Cette sentence me semble très importante et très pertinente. Elle positionne d’emblée le rôle social des conservateurs-restaurateurs, alors qu’on oublie souvent pourquoi on fait ce travail. Or, si on l’exerce, c’est bien pour transmettre un message contenu dans une forme.
À l’opposé, je me souviens d’une visite dans un atelier de restauration de documents graphiques. On me présente la photo d’une lettre de Garibaldi, arrivée complètement déchirée et chiffonnée – et la même lettre après intervention. Quand je demande ce que dit cette lettre, aucun des conservateurs-restaurateurs n’est capable de me répondre. Or, ils ont été trois à travailler sur ce document pendant plusieurs semaines : aucun d’eux ne s’est préoccupé de son contenu.

Ceci est beaucoup plus fréquent que l’on ne croit. Non seulement on oublie pourquoi on travaille, mais en plus on oublie sur quoi l’on travaille. Chacun se replie sur sa technique, prononce des conférences entières, multiplie les publications, les Actes… sans aucune illustration. Prenons l’exemple de la revue (mythique) de la profession, Studies in conservation.
Qui la reçoit ? 2 500 personnes. Qui la lit ? 200 personnes. Qui la comprend ? 10 personnes ! Cela vous fait rire, mais c’est la réalité. On se gargarise de mots ; en témoigne, prise parmi tant d’autres articles similaires, telle contribution sur le dessin à la pointe d’argent : pas un dessin n’y est reproduit, il n’y a que du texte.
On se complaît avec l’imagerie scientifique… Regardez des images au microscope à balayage électronique. Elles vous impressionnent, elles vous intriguent, elles vous ravissent ? En fait, ce sont des spaghettis à la bolognaise. Un article fait tout de suite plus sérieux avec une photo ESM.

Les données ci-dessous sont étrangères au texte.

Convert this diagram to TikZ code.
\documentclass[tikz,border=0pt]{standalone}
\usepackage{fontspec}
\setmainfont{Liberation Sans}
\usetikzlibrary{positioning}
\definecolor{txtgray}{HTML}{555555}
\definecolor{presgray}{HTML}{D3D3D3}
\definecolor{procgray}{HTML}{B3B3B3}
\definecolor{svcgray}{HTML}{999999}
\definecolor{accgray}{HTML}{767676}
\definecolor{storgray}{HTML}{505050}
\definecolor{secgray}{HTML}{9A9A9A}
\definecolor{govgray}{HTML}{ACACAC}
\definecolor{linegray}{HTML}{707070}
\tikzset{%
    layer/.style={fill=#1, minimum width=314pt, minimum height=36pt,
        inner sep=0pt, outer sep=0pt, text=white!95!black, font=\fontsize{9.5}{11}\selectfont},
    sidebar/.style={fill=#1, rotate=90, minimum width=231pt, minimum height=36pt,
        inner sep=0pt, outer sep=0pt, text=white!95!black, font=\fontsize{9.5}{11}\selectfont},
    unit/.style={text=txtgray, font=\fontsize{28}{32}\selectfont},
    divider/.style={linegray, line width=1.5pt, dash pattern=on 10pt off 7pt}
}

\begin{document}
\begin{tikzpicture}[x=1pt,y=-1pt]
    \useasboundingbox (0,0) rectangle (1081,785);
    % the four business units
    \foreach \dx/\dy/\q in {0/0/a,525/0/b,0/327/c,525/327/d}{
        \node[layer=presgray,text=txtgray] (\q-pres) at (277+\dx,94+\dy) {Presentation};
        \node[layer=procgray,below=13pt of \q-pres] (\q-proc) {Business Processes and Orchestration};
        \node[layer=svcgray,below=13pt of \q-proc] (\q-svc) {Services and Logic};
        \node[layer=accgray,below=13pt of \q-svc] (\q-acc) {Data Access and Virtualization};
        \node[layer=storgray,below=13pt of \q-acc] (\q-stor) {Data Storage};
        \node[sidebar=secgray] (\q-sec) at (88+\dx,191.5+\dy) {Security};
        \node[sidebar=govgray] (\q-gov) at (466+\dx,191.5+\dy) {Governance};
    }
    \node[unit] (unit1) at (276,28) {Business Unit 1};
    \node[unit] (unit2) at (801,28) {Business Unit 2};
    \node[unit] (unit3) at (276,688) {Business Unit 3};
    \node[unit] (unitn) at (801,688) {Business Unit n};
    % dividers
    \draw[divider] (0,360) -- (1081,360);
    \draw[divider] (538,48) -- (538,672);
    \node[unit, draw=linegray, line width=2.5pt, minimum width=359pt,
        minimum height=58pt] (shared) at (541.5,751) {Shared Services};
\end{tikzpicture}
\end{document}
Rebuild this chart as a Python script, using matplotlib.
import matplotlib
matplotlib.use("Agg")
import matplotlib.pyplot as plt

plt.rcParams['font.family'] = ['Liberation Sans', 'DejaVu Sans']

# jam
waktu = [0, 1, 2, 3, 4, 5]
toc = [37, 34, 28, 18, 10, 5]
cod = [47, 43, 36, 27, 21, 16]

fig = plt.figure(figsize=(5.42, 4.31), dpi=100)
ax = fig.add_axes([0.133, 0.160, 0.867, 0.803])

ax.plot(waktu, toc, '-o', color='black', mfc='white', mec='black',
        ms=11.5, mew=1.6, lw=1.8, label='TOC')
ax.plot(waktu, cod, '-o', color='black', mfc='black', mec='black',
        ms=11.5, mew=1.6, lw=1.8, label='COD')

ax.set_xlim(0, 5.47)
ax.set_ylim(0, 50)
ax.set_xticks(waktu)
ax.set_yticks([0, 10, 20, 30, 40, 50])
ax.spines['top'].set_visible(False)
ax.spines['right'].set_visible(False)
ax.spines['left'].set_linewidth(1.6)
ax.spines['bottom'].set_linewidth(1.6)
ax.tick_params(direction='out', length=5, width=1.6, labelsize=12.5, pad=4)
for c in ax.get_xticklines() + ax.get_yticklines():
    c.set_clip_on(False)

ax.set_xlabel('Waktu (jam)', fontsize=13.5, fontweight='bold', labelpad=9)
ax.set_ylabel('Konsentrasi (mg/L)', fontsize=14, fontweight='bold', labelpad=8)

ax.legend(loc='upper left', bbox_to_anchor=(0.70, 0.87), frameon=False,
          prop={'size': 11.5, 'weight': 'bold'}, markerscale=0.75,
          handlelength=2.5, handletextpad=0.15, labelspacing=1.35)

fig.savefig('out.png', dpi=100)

Et l’on nous abreuve de tableaux à n’en plus finir, avec des données de mesures précisées à deux ou trois chiffres après la virgule, alors que cela n’a aucune incidence sur l’état de l’objet. De même que si vous avez 38°95 ou 39°12 de température, votre maladie sera identifiée pareillement, le médicament prescrit sera le même !
À ce niveau de précision, la donnée scientifique est inutile. Elle n’est que la traduction d’un état d’esprit, que ce soit une forme de pouvoir ou une attitude de repli : « Remettez-vous en à nous, les scientifiques. Ayez confiance, nous savons tout ! »
On voit aujourd’hui une montée de ce comportement extrêmement dangereux que j’appellerai du terrorisme scientifique. Et l’on achète des appareils coûteux qui ne servent à rien en conservation-restauration. Je vous pose la question : Qui a tenu compte des résultats d’analyses scientifiques pour mener une intervention ? [Une seule personne répond : J’ai fait une demande mais les résultats sont arrivés bien après la fin du traitement.]
La majorité des scientifiques ayant abandonné le domaine de leur responsabilité et s’étant réfugiés dans l’archéométrie, nous nous retrouvons avec un face-à-face entre le conservateur et le conservateur-restaurateur. Et au lieu de coopérer, chacun se regarde le nombril. Or, quelle différence y a-t-il entre le nombril d’un conservateur et celui d’un restaurateur ? Ils sont identiques.


1. J’utilise ce terme de conservateur-restaurateur car il a été officiellement reconnu par l’ICOM en 1983.